Now ask yourself - how does our combinator library produce values of type parsetree with an appropriate tag? For each parsetree value p(tag, elements), the tag is a string corresponding to the name of the production that was used to compute p. How does our library know this tag? The tag is naturally specified via the name of the production function in the grammar. To get at it, one would need some introspection mechanism to get the name of a function at run time. Of course, no such mechanism exists in a standard functional language. It looks like you’d have to force the user to specify this information redundantly as a string, in addition to the function name (you still need the function name so that other productions can refer to it).

You might argue that we don’t really need the string tags - just return a concrete parse tree and distinguish the cases by pattern matching. However, it isn’t generally possible to tell the parse tree for a number from that for an identifier without re-parsing. Even when you can tell parse trees apart, the resulting code is ugly and inefficient, as it is repeating some of the parser’s work.

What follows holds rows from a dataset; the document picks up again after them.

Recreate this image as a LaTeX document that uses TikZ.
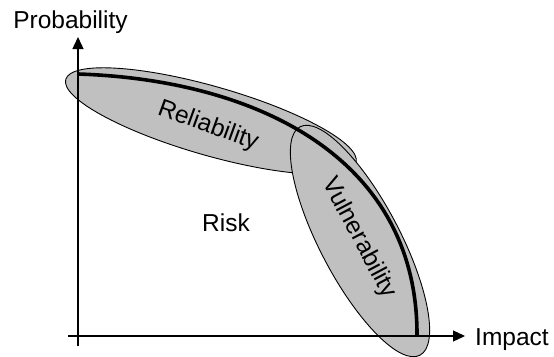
\documentclass[tikz,border=0pt]{standalone}
\usepackage{fontspec}
\setmainfont{Liberation Sans}
\usetikzlibrary{arrows.meta,shapes.geometric}
\definecolor{fillgray}{RGB}{192,192,192}
\begin{document}
\begin{tikzpicture}[x=1pt,y=-1pt,
  blob/.style={ellipse, draw=black, line width=0.9pt, fill=fillgray, inner sep=0pt},
  axisline/.style={line width=1.3pt, -{Triangle[length=12pt,width=11pt]}},
  curveline/.style={line width=3.6pt},
  lbl/.style={font=\fontsize{24.5}{29}\selectfont, inner sep=0pt}]
\useasboundingbox (0,0) rectangle (554,356);
% ellipses
\node[blob, minimum width=302pt, minimum height=69pt, rotate=-16] (rel) at (210.9,121) {};
\node[blob, minimum width=258pt, minimum height=80pt, rotate=-62.3] (vul) at (360,241) {};
% labels in ellipses
\node[lbl, rotate=-20] (reltext) at (208,126) {Reliability};
\node[lbl, rotate=-62] (vultext) at (359,238) {Vulnerability};
% curve
\coordinate (c0) at (78,74);
\coordinate (c1) at (417,336);
\draw[curveline] (c0) .. controls (260,80) and (418,160) .. (c1);
% axes
\coordinate (yb) at (78,346);
\coordinate (yt) at (78,37);
\coordinate (xl) at (68,336);
\coordinate (xr) at (465,336);
\draw[axisline] (yb) -- (yt);
\draw[axisline] (xl) -- (xr);
% axis labels
\node[lbl, anchor=base] (prob) at (70.5,28.3) {Probability};
\node[lbl, anchor=base west] (imp) at (475,345) {Impact};
\node[lbl, anchor=base] (risk) at (226,231.7) {Risk};
\end{tikzpicture}
\end{document}
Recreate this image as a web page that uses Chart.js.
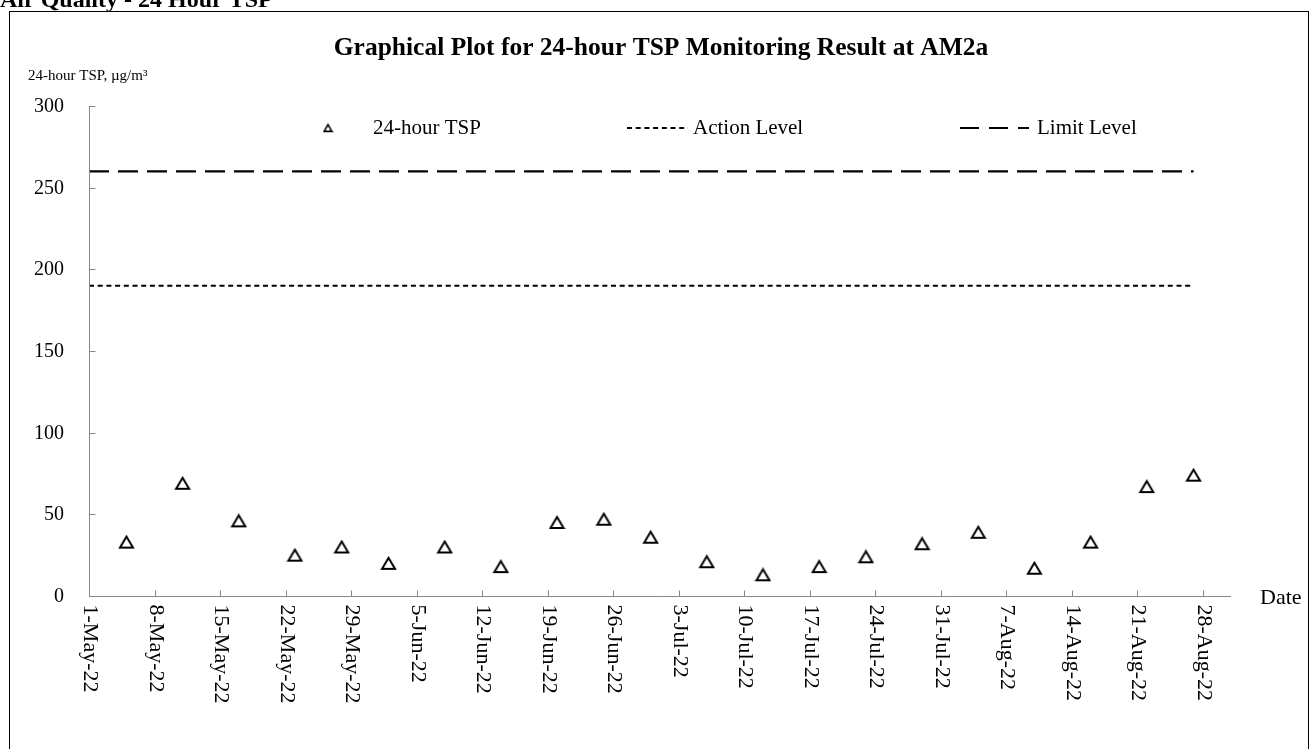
<!DOCTYPE html>
<html>
<head>
<meta charset="utf-8">
<script src="https://cdn.jsdelivr.net/npm/chart.js@4.4.1/dist/chart.umd.min.js"></script>
<style>
  html, body { margin: 0; padding: 0; background: #fff; }
  #wrap { width: 1316px; height: 749px; position: relative; }
</style>
</head>
<body>
<div id="wrap"><canvas id="myChart"></canvas></div>
<script>
// Monitoring dates and 24-hour TSP results (ug/m3)
const sampleDates = ['2022-05-05', '2022-05-11', '2022-05-17', '2022-05-23', '2022-05-28', '2022-06-02',
    '2022-06-08', '2022-06-14', '2022-06-20', '2022-06-25', '2022-06-30', '2022-07-06', '2022-07-12',
    '2022-07-18', '2022-07-23', '2022-07-29', '2022-08-04', '2022-08-10', '2022-08-16', '2022-08-22',
    '2022-08-27'];
const tspValues = [33, 69, 46, 25, 30, 20, 30, 18, 45, 47, 36, 21, 13, 18, 24, 32, 39, 17, 33, 67, 74];

// Action / Limit levels
const levelDates = ['2022-05-01', '2022-08-27'];
const actionLevel = [190, 190];
const limitLevel = [260, 260];

// axis ticks
const xTickLabels = ['1-May-22', '8-May-22', '15-May-22', '22-May-22', '29-May-22', '5-Jun-22', '12-Jun-22',
    '19-Jun-22', '26-Jun-22', '3-Jul-22', '10-Jul-22', '17-Jul-22', '24-Jul-22', '31-Jul-22', '7-Aug-22',
    '14-Aug-22', '21-Aug-22', '28-Aug-22'];
const yTicks = [0, 50, 100, 150, 200, 250, 300];
const xStart = '2022-05-01', xEnd = '2022-08-31';

const FONT = '"Liberation Serif", "Times New Roman", serif';
const AXIS_GREY = '#868686';

// days since 1 May 2022
const base = Date.UTC(2022, 4, 1);
function dayOf(iso) {
    const p = iso.split('-').map(Number);
    return (Date.UTC(p[0], p[1] - 1, p[2]) - base) / 86400000;
}
const months = { Jan: 0, Feb: 1, Mar: 2, Apr: 3, May: 4, Jun: 5, Jul: 6, Aug: 7, Sep: 8, Oct: 9, Nov: 10, Dec: 11 };
function dayOfLabel(lbl) {
    const p = lbl.split('-');
    return (Date.UTC(2000 + Number(p[2]), months[p[1]], Number(p[0])) - base) / 86400000;
}

// hollow triangle marker, centred on its box like the Excel one
function makeTriangle(w, h, lw) {
    const c = document.createElement('canvas');
    c.width = w + lw * 2; c.height = h + lw * 2;
    const g = c.getContext('2d');
    g.lineWidth = lw;
    g.strokeStyle = '#000';
    g.lineJoin = 'miter';
    g.beginPath();
    g.moveTo(c.width / 2, lw);
    g.lineTo(c.width - lw, c.height - lw);
    g.lineTo(lw, c.height - lw);
    g.closePath();
    g.stroke();
    return c;
}
const triMarker = makeTriangle(13, 11, 2);
const triLegend = makeTriangle(8, 7, 1.6);

const tspPoints = sampleDates.map((d, i) => ({ x: dayOf(d), y: tspValues[i] }));
const actionPoints = levelDates.map((d, i) => ({ x: dayOf(d), y: actionLevel[i] }));
const limitPoints = levelDates.map((d, i) => ({ x: dayOf(d), y: limitLevel[i] }));

// axes, labels, legend and frame drawn around the chart area
const decorations = {
    id: 'decorations',
    afterDraw(chart) {
        const ctx = chart.ctx;
        const xs = chart.scales.x, ys = chart.scales.y;
        const a = chart.chartArea;
        ctx.save();

        // outer frame
        ctx.strokeStyle = '#000';
        ctx.lineWidth = 1;
        ctx.strokeRect(9.5, 11.5, 1299, 760);

        // section heading (cut off at the top)
        ctx.fillStyle = '#000';
        ctx.font = 'bold 24px ' + FONT;
        ctx.textAlign = 'left';
        ctx.textBaseline = 'alphabetic';
        ctx.fillText('Air Quality - 24 Hour TSP', 0, 7);

        // chart title
        ctx.font = 'bold 25.5px ' + FONT;
        ctx.textAlign = 'center';
        ctx.textBaseline = 'middle';
        ctx.fillText('Graphical Plot for 24-hour TSP Monitoring Result at AM2a', 661, 48);

        // y axis title
        ctx.font = '15px ' + FONT;
        ctx.textAlign = 'left';
        ctx.fillText('24-hour TSP, \u00b5g/m\u00b3', 28, 76);

        // axis lines
        ctx.strokeStyle = AXIS_GREY;
        ctx.lineWidth = 1;
        const x0 = Math.round(a.left) + 0.5, yb = Math.round(ys.getPixelForValue(0)) + 0.5;
        ctx.beginPath();
        ctx.moveTo(x0, a.top);
        ctx.lineTo(x0, yb);
        ctx.lineTo(a.right, yb);
        ctx.stroke();

        // y ticks (inside) and labels
        ctx.font = '20px ' + FONT;
        ctx.textAlign = 'right';
        ctx.textBaseline = 'middle';
        ctx.fillStyle = '#000';
        yTicks.forEach(v => {
            const y = Math.round(ys.getPixelForValue(v)) + 0.5;
            ctx.beginPath();
            ctx.moveTo(x0, y);
            ctx.lineTo(x0 + 6, y);
            ctx.stroke();
            ctx.fillText(String(v), 64, y);
        });

        // x ticks (inside) and rotated labels
        ctx.font = '22px ' + FONT;
        xTickLabels.forEach(lbl => {
            const x = Math.round(xs.getPixelForValue(dayOfLabel(lbl))) + 0.5;
            ctx.beginPath();
            ctx.moveTo(x, yb);
            ctx.lineTo(x, yb - 6);
            ctx.stroke();
            ctx.save();
            ctx.translate(x, yb + 8);
            ctx.rotate(Math.PI / 2);
            ctx.textAlign = 'left';
            ctx.textBaseline = 'middle';
            ctx.fillText(lbl, 0, 0);
            ctx.restore();
        });

        // x axis title
        ctx.font = '22px ' + FONT;
        ctx.textAlign = 'left';
        ctx.textBaseline = 'middle';
        ctx.fillText('Date', 1260, 598);

        // legend
        const ds = chart.data.datasets;
        const ly = 128;
        ctx.font = '21px ' + FONT;
        ctx.drawImage(triLegend, 328 - triLegend.width / 2, ly - triLegend.height / 2);
        ctx.fillText(ds[0].label, 373, ly);
        [[ds[1], 627, 688, 693, [5, 3.7]], [ds[2], 960, 1029, 1037, [19, 10]]].forEach(([d, x1, x2, tx, dash]) => {
            ctx.strokeStyle = '#000';
            ctx.lineWidth = d.borderWidth;
            ctx.setLineDash(dash);
            ctx.beginPath();
            ctx.moveTo(x1, ly);
            ctx.lineTo(x2, ly);
            ctx.stroke();
            ctx.setLineDash([]);
            ctx.fillText(d.label, tx, ly);
        });
        ctx.restore();
    }
};

const ctx = document.getElementById('myChart').getContext('2d');
const tspChart = new Chart(ctx, {
    type: 'scatter',
    data: {
        datasets: [{
            label: '24-hour TSP',
            data: tspPoints,
            pointStyle: triMarker,
            showLine: false,
        }, {
            label: 'Action Level',
            data: actionPoints,
            showLine: true,
            borderColor: '#000',
            borderWidth: 2,
            borderDash: [5, 3.7],
            pointRadius: 0,
        }, {
            label: 'Limit Level',
            data: limitPoints,
            showLine: true,
            borderColor: '#000',
            borderWidth: 2.2,
            borderDash: [20, 9],
            pointRadius: 0,
        }]
    },
    options: {
        responsive: true,
        maintainAspectRatio: false,
        animation: false,
        layout: { padding: { left: 89, right: 85, top: 106, bottom: 153 } },
        scales: {
            x: { type: 'linear', display: false, min: dayOf(xStart), max: dayOf(xEnd) },
            y: { type: 'linear', display: false, min: 0, max: 300 }
        },
        plugins: {
            legend: { display: false },
            tooltip: { enabled: false }
        },
        clip: false
    },
    plugins: [decorations]
});
</script>
</body>
</html>
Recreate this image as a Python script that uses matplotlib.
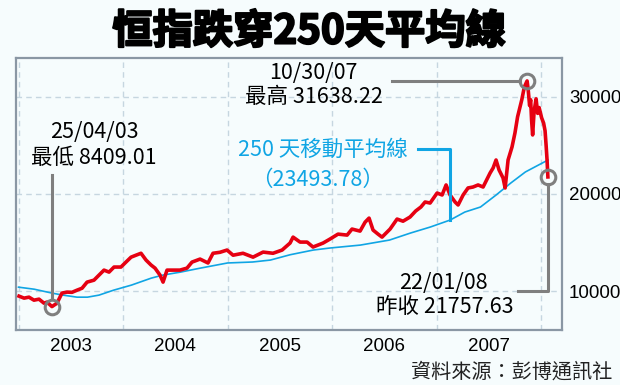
import matplotlib.pyplot as plt
import matplotlib.patheffects as pe
import numpy as np

plt.rcParams['font.family'] = ['Noto Sans CJK TC', 'DejaVu Sans']

# Hang Seng Index (decimal year, index points)
hsi_t = [2003.005, 2003.053, 2003.10, 2003.148, 2003.196, 2003.244, 2003.273, 2003.32,
         2003.368, 2003.416, 2003.464, 2003.512, 2003.56, 2003.608, 2003.656, 2003.722,
         2003.77, 2003.818, 2003.866, 2003.914, 2003.98, 2004.029, 2004.077, 2004.124,
         2004.172, 2004.22, 2004.268, 2004.306, 2004.354, 2004.383, 2004.421, 2004.478,
         2004.545, 2004.612, 2004.66, 2004.737, 2004.813, 2004.861, 2004.928, 2004.995,
         2005.053, 2005.148, 2005.244, 2005.34, 2005.435, 2005.522, 2005.598, 2005.627,
         2005.694, 2005.761, 2005.818, 2005.914, 2005.98, 2006.057, 2006.144, 2006.191,
         2006.268, 2006.316, 2006.354, 2006.392, 2006.44, 2006.478, 2006.555, 2006.622,
         2006.679, 2006.746, 2006.80, 2006.85, 2006.89, 2006.938, 2007.005, 2007.053,
         2007.091, 2007.129, 2007.177, 2007.206, 2007.254, 2007.301, 2007.349, 2007.397,
         2007.445, 2007.512, 2007.541, 2007.569, 2007.598, 2007.636, 2007.656, 2007.684,
         2007.722, 2007.75, 2007.775, 2007.815, 2007.84, 2007.866, 2007.876, 2007.89,
         2007.90, 2007.909, 2007.919, 2007.933, 2007.952, 2007.967, 2007.981, 2008.005,
         2008.024, 2008.038, 2008.048, 2008.057, 2008.065]
hsi_v = [9485, 9280, 9380, 9070, 9175, 8760, 8870, 8409.01,
         8760, 9800, 9900, 9880, 10100, 10300, 10930, 11130,
         11650, 12165, 11960, 12480, 12480, 13000, 13500, 13700,
         13900, 13200, 12690, 12370, 11650, 10930, 12165, 12165,
         12165, 12370, 12990, 13300, 12900, 13900, 14000, 14230,
         13700, 13900, 13500, 14020, 13900, 14230, 14950, 15560,
         15050, 15050, 14540, 14950, 15360, 15870, 15770, 16390,
         16180, 17100, 17520, 16290, 15870, 15560, 16390, 17420,
         17200, 17630, 18250, 18660, 19175, 19070, 20100, 19900,
         20930, 19900, 19175, 18870, 19900, 20620, 20720, 20930,
         20720, 22160, 22680, 23500, 22470, 21650, 20620, 23500,
         24850, 26290, 27940, 29690, 31030, 31638.22, 30800, 29100,
         29700, 27600, 26080, 28500, 29800, 28300, 28900, 27840,
         27300, 26500, 25000, 23500, 21757.63]

# 250-day moving average
ma_t = [2003.0, 2003.15, 2003.32, 2003.42, 2003.56, 2003.66, 2003.77, 2003.91,
        2004.08, 2004.27, 2004.38, 2004.55, 2004.74, 2005.0, 2005.24, 2005.41,
        2005.60, 2005.82, 2005.98, 2006.27, 2006.55, 2006.75, 2006.94, 2007.13,
        2007.27, 2007.42, 2007.57, 2007.71, 2007.85, 2008.065]
ma_v = [10410, 10200, 9800, 9600, 9380, 9380, 9590, 10100,
        10620, 11340, 11650, 11960, 12370, 12900, 13000, 13200,
        13750, 14230, 14440, 14740, 15260, 15980, 16600, 17320,
        18140, 18660, 19900, 21130, 22270, 23493.78]

years = [2003, 2004, 2005, 2006, 2007]
y_ticks = [10000, 20000, 30000]

low_t, low_v = 2003.32, 8409.01
peak_t, peak_v = 2007.866, 31638.22
last_t, last_v = 2008.065, 21757.63
last_ma = 23493.78

W, H = 620, 385
BG = "#f6fcfd"
GRAY = "#7f7f7f"
BLUE = "#10a5e4"
RED = "#e60012"
NUM_FONT = ['Liberation Sans', 'DejaVu Sans']

fig = plt.figure(figsize=(6.2, 3.85), dpi=100, facecolor=BG)
ax = fig.add_axes([16 / W, 1 - 330 / H, (562 - 16) / W, (330 - 58) / H], facecolor=BG)

ax.plot(ma_t, ma_v, color=BLUE, lw=1.2, zorder=3)
ax.plot(hsi_t, hsi_v, color=RED, lw=2.6, zorder=4, solid_joinstyle='round')

ax.set_xlim(2002.976, 2008.2)
ax.set_ylim(6000, 34000)

ax.set_xticks(years + [2008])
ax.set_xticklabels([])
ax.set_xticks([y + 0.5 for y in years], minor=True)
ax.set_xticklabels([str(y) for y in years], minor=True, fontfamily=NUM_FONT, fontsize=13.5)
ax.yaxis.tick_right()
ax.set_yticks(y_ticks)
ax.set_yticklabels([str(v) for v in y_ticks], fontfamily=NUM_FONT, fontsize=13.5)
ax.tick_params(which='both', length=0)
ax.tick_params(axis='x', which='minor', pad=6)
ax.tick_params(axis='y', pad=5)
ax.grid(True, which='major', color='#c6d6e0', lw=1, ls=(0, (4, 3)))
for s in ax.spines.values():
    s.set_color('#8a97a4')
    s.set_linewidth(1.6)

# annotation lines and circles
r_y = 750    # circle radius in index points
r_x = 0.07   # circle radius in years
ring = dict(marker='o', ms=10.5, mfc='none', mec=GRAY, mew=2.2, ls='none', zorder=6)
ax.plot([low_t, low_t], [low_v + r_y, 21950], color=GRAY, lw=2.2, zorder=5)
ax.plot(low_t, low_v, **ring)
ax.plot([2006.574, peak_t - r_x], [peak_v, peak_v], color=GRAY, lw=2.2, zorder=5)
ax.plot(peak_t, peak_v, **ring)
ax.plot([2007.78, last_t, last_t], [10000, 10000, last_v - r_y], color=GRAY, lw=2.2, zorder=5)
ax.plot(last_t, last_v, **ring)

conn_t = 2007.129
ax.plot([2006.823, conn_t, conn_t], [24640, 24640, np.interp(conn_t, ma_t, ma_v)],
        color=BLUE, lw=2.2, zorder=5)

def label(x, y, s, **kw):
    fig.text(x / W, 1 - y / H, s, ha='center', va='center', **kw)

label(309, 32, "恒指跌穿250天平均線", fontsize=29, fontweight='heavy', color='black',
      path_effects=[pe.withStroke(linewidth=1.5, foreground='black')])

label(94, 132, "25/04/03", fontsize=15.5)
label(94, 158, f"最低 {low_v:.2f}", fontsize=15.5)
label(313, 73, "10/30/07", fontsize=15.5)
label(314, 97, f"最高 {peak_v:.2f}", fontsize=15.5)
label(323, 150, "250 天移動平均線", fontsize=15.5, color=BLUE)
label(318, 180, f"（{last_ma:.2f}）", fontsize=15.5, color=BLUE)
label(443, 283, "22/01/08", fontsize=15.5)
label(445, 307, f"昨收 {last_v:.2f}", fontsize=15.5)

fig.text(612 / W, 1 - 372 / H, "資料來源：彭博通訊社", ha='right', va='center',
         fontsize=14.5, color='#222222')

fig.savefig("out.png", dpi=100, facecolor=BG)
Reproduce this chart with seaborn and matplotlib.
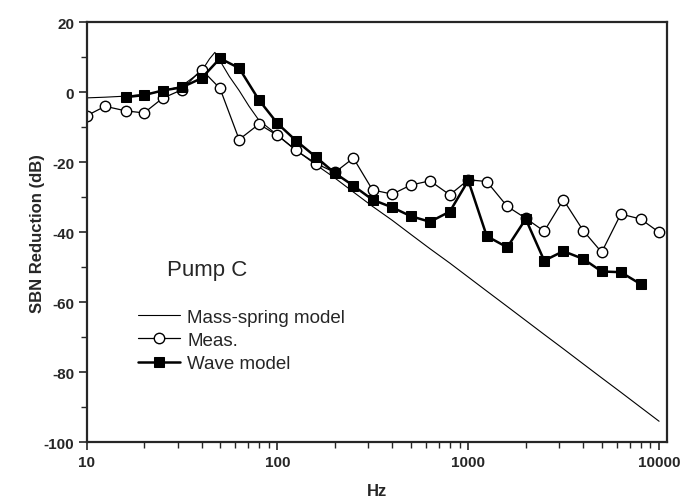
import pandas as pd
import seaborn as sns
import matplotlib.pyplot as plt
from matplotlib.ticker import LogLocator, MultipleLocator, NullFormatter

# Mass-spring model (thin line)
spring_hz = [10, 12.5, 16, 20, 25, 31.5, 40, 44, 47, 50, 56, 63, 71, 80, 100,
             125, 160, 200, 250, 315, 400, 500, 630, 800, 1000, 1250, 1600,
             2000, 2500, 3150, 4000, 5000, 6300, 8000, 10000]
spring_db = [-1.6, -1.4, -1.1, -0.6, 0.3, 1.8, 6.0, 9.5, 11.4, 9.0, 4.5, 0.5,
             -4.0, -8.0, -12.2, -16.5, -20.8, -24.5, -28.5, -32.6, -36.6,
             -40.6, -44.7, -48.8, -52.8, -56.8, -61.2, -65.2, -69.2, -73.3,
             -77.6, -81.6, -85.7, -90.0, -94.0]

# Measurement (open circles)
meas_hz = [10, 12.5, 16, 20, 25, 31.5, 40, 50, 63, 80, 100, 125, 160, 200,
           250, 315, 400, 500, 630, 800, 1000, 1250, 1600, 2000, 2500, 3150,
           4000, 5000, 6300, 8000, 10000]
meas_db = [-6.7, -4.0, -5.3, -5.9, -1.7, 0.7, 6.5, 1.1, -13.5, -9.1, -12.3,
           -16.6, -20.4, -22.9, -18.8, -27.9, -29.1, -26.5, -25.3, -29.3,
           -25.0, -25.5, -32.6, -36.0, -39.7, -30.7, -39.5, -45.7, -34.8,
           -36.2, -40.0]

# Wave model (filled squares)
wave_hz = [16, 20, 25, 31.5, 40, 50, 63, 80, 100, 125, 160, 200, 250, 315,
           400, 500, 630, 800, 1000, 1250, 1600, 2000, 2500, 3150, 4000, 5000,
           6300, 8000]
wave_db = [-1.4, -0.8, 0.5, 1.4, 4.0, 9.7, 6.9, -2.2, -8.9, -13.8, -18.6,
           -23.1, -26.7, -30.7, -32.9, -35.4, -37.0, -34.1, -25.2, -41.1,
           -44.3, -36.2, -48.1, -45.4, -47.6, -51.2, -51.4, -54.8]

sns.set_style('ticks')
plt.rcParams['font.family'] = ['Liberation Sans', 'DejaVu Sans']
plt.rcParams['axes.unicode_minus'] = False

fig = plt.figure(figsize=(6.82, 5.02), dpi=100)
ax = fig.add_axes([0.127, 0.117, 0.851, 0.8366])

sns.lineplot(x=spring_hz, y=spring_db, ax=ax, color='black', linewidth=0.8,
             label='Mass-spring model')
sns.lineplot(x=meas_hz, y=meas_db, ax=ax, color='black', linewidth=0.9,
             marker='o', markersize=7.5, markerfacecolor='white',
             markeredgecolor='black', markeredgewidth=1.0, label='Meas.')
sns.lineplot(x=wave_hz, y=wave_db, ax=ax, color='black', linewidth=1.8,
             marker='s', markersize=6.5, markerfacecolor='black',
             markeredgecolor='black', label='Wave model')

ax.set_xscale('log')
ax.set_xlim(10, 11000)
ax.set_ylim(-100, 20)
ax.set_xticks([10, 100, 1000, 10000])
ax.set_xticklabels(['10', '100', '1000', '10000'])
ax.xaxis.set_minor_locator(LogLocator(base=10, subs=range(2, 10)))
ax.xaxis.set_minor_formatter(NullFormatter())
ax.yaxis.set_major_locator(MultipleLocator(20))
ax.yaxis.set_minor_locator(MultipleLocator(10))

ax.tick_params(which='major', direction='out', length=6, width=1.2,
               labelsize=11, pad=3)
ax.tick_params(which='minor', direction='out', length=4, width=1.0)
for lab in ax.get_xticklabels() + ax.get_yticklabels():
    lab.set_fontweight('bold')
for sp in ax.spines.values():
    sp.set_linewidth(1.6)

ax.set_xlabel('Hz', fontsize=12, fontweight='bold', labelpad=10)
ax.set_ylabel('SBN Reduction (dB)', fontsize=12, fontweight='bold', labelpad=-1)

ax.text(26.3, -50.6, 'Pump C', fontsize=16, va='center', ha='left')

ax.legend(loc='upper left', bbox_to_anchor=(0.089, 0.318), frameon=False,
          fontsize=13.5, handlelength=2.2, handletextpad=0.4,
          labelspacing=0.32, borderpad=0, borderaxespad=0)

fig.savefig('out.png', dpi=100)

We could approach the problem via staged execution, writing meta-program that statically transformed the grammar into a program that would provide us with the nice datatype constructors I suggested in the beginning. If one goes that route, you might as well define an external DSL based on BNF or PEGs.

So, I assert that reflection is essential to this task, and dynamic type generation would be helpful as well, which would require dependent types and additional reflective functionality. However, maybe I’ve overlooked something and there is some other way to achieve the same goal. I’m sure someone will tell me - but remember, the library must not burden the user by requiring redundant information or work, it must operate independent of the specifics of a given grammar, and it must keep semantic actions entirely separate.

In any case, I think there is considerable value in adding at least a measure of introspection, and preferably full reflection, to traditional functional languages, and interesting work to be done fleshing it out.